### [STATED TASK]
Reproduce all the lines exactly as they stand, apart from the pictures.

--

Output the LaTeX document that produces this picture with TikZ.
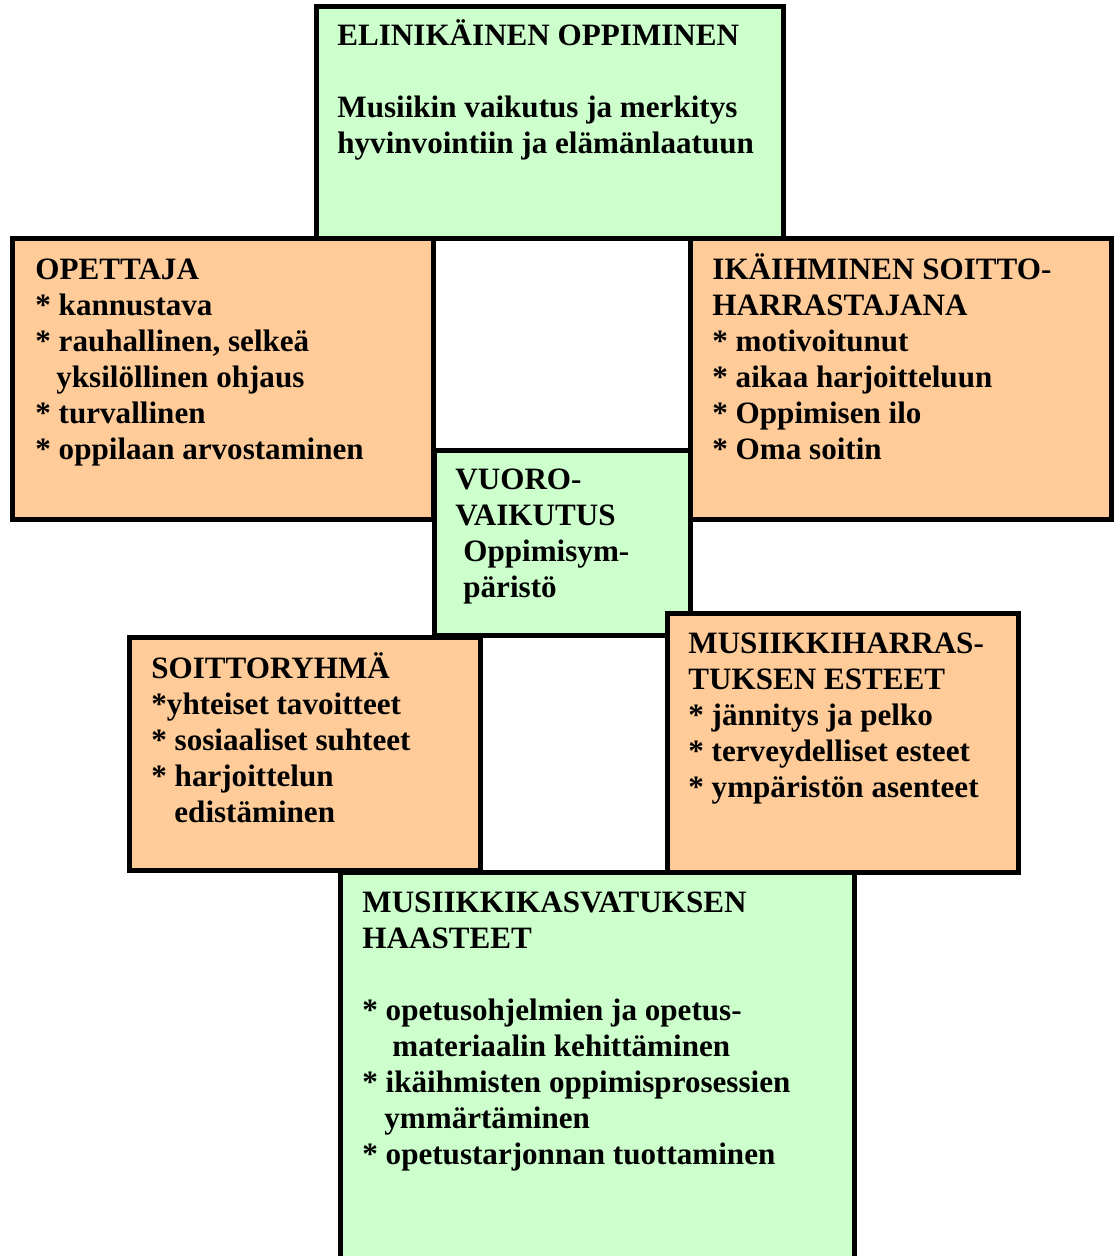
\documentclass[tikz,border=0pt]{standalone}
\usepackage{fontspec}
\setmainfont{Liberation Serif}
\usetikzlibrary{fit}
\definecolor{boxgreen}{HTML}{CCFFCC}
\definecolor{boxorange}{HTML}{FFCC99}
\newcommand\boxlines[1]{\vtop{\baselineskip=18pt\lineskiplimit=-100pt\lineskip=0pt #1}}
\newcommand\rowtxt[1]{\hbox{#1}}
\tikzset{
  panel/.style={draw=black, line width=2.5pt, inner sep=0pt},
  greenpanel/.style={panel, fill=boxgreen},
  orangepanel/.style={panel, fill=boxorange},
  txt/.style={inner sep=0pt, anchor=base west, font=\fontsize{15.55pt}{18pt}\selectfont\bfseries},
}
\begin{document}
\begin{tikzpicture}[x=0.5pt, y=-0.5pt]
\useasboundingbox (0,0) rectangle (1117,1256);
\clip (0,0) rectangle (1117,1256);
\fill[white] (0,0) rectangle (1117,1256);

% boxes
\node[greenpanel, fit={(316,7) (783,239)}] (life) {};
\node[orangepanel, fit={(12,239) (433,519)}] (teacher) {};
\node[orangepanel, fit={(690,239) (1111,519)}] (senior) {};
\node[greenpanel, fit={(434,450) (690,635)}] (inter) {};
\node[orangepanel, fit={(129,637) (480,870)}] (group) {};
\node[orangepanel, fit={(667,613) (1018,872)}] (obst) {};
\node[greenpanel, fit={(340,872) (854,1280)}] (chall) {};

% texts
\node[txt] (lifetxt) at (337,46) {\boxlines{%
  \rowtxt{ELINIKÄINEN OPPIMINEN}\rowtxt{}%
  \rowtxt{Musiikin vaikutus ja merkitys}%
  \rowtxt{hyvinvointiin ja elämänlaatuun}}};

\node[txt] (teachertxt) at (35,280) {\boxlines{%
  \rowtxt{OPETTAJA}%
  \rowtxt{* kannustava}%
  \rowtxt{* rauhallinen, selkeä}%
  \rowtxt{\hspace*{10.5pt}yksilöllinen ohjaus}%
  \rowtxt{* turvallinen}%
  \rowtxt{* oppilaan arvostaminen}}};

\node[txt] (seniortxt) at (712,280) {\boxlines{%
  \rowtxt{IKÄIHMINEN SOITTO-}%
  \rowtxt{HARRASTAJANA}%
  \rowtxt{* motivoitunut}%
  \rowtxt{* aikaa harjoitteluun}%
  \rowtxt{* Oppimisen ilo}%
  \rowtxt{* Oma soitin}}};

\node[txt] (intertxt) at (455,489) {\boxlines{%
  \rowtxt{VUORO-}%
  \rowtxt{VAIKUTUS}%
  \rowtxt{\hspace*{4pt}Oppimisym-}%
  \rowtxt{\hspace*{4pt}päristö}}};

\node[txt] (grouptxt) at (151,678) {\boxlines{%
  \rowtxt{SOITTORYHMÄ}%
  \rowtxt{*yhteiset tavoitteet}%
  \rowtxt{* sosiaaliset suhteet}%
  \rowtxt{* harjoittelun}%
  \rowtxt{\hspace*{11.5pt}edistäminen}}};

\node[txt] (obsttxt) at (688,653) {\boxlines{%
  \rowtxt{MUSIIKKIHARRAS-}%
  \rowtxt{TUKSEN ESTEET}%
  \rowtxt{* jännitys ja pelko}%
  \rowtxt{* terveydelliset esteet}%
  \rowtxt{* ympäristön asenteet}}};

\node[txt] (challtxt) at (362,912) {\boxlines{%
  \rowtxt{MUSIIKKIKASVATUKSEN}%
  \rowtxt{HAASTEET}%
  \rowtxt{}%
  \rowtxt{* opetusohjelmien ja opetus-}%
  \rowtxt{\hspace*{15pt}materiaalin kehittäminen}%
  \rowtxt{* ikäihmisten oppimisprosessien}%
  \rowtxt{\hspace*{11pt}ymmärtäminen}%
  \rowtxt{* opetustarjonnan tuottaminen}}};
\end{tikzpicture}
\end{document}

--

### [OUTPUT OF THE TASK]
Output the LaTeX document that produces this picture with TikZ.
\documentclass[tikz,border=0pt]{standalone}
\usepackage{fontspec}
\setmainfont{Liberation Serif}
\usetikzlibrary{fit}
\definecolor{boxgreen}{HTML}{CCFFCC}
\definecolor{boxorange}{HTML}{FFCC99}
\newcommand\boxlines[1]{\vtop{\baselineskip=18pt\lineskiplimit=-100pt\lineskip=0pt #1}}
\newcommand\rowtxt[1]{\hbox{#1}}
\tikzset{
  panel/.style={draw=black, line width=2.5pt, inner sep=0pt},
  greenpanel/.style={panel, fill=boxgreen},
  orangepanel/.style={panel, fill=boxorange},
  txt/.style={inner sep=0pt, anchor=base west, font=\fontsize{15.55pt}{18pt}\selectfont\bfseries},
}
\begin{document}
\begin{tikzpicture}[x=0.5pt, y=-0.5pt]
\useasboundingbox (0,0) rectangle (1117,1256);
\clip (0,0) rectangle (1117,1256);
\fill[white] (0,0) rectangle (1117,1256);

% boxes
\node[greenpanel, fit={(316,7) (783,239)}] (life) {};
\node[orangepanel, fit={(12,239) (433,519)}] (teacher) {};
\node[orangepanel, fit={(690,239) (1111,519)}] (senior) {};
\node[greenpanel, fit={(434,450) (690,635)}] (inter) {};
\node[orangepanel, fit={(129,637) (480,870)}] (group) {};
\node[orangepanel, fit={(667,613) (1018,872)}] (obst) {};
\node[greenpanel, fit={(340,872) (854,1280)}] (chall) {};

% texts
\node[txt] (lifetxt) at (337,46) {\boxlines{%
  \rowtxt{ELINIKÄINEN OPPIMINEN}\rowtxt{}%
  \rowtxt{Musiikin vaikutus ja merkitys}%
  \rowtxt{hyvinvointiin ja elämänlaatuun}}};

\node[txt] (teachertxt) at (35,280) {\boxlines{%
  \rowtxt{OPETTAJA}%
  \rowtxt{* kannustava}%
  \rowtxt{* rauhallinen, selkeä}%
  \rowtxt{\hspace*{10.5pt}yksilöllinen ohjaus}%
  \rowtxt{* turvallinen}%
  \rowtxt{* oppilaan arvostaminen}}};

\node[txt] (seniortxt) at (712,280) {\boxlines{%
  \rowtxt{IKÄIHMINEN SOITTO-}%
  \rowtxt{HARRASTAJANA}%
  \rowtxt{* motivoitunut}%
  \rowtxt{* aikaa harjoitteluun}%
  \rowtxt{* Oppimisen ilo}%
  \rowtxt{* Oma soitin}}};

\node[txt] (intertxt) at (455,489) {\boxlines{%
  \rowtxt{VUORO-}%
  \rowtxt{VAIKUTUS}%
  \rowtxt{\hspace*{4pt}Oppimisym-}%
  \rowtxt{\hspace*{4pt}päristö}}};

\node[txt] (grouptxt) at (151,678) {\boxlines{%
  \rowtxt{SOITTORYHMÄ}%
  \rowtxt{*yhteiset tavoitteet}%
  \rowtxt{* sosiaaliset suhteet}%
  \rowtxt{* harjoittelun}%
  \rowtxt{\hspace*{11.5pt}edistäminen}}};

\node[txt] (obsttxt) at (688,653) {\boxlines{%
  \rowtxt{MUSIIKKIHARRAS-}%
  \rowtxt{TUKSEN ESTEET}%
  \rowtxt{* jännitys ja pelko}%
  \rowtxt{* terveydelliset esteet}%
  \rowtxt{* ympäristön asenteet}}};

\node[txt] (challtxt) at (362,912) {\boxlines{%
  \rowtxt{MUSIIKKIKASVATUKSEN}%
  \rowtxt{HAASTEET}%
  \rowtxt{}%
  \rowtxt{* opetusohjelmien ja opetus-}%
  \rowtxt{\hspace*{15pt}materiaalin kehittäminen}%
  \rowtxt{* ikäihmisten oppimisprosessien}%
  \rowtxt{\hspace*{11pt}ymmärtäminen}%
  \rowtxt{* opetustarjonnan tuottaminen}}};
\end{tikzpicture}
\end{document}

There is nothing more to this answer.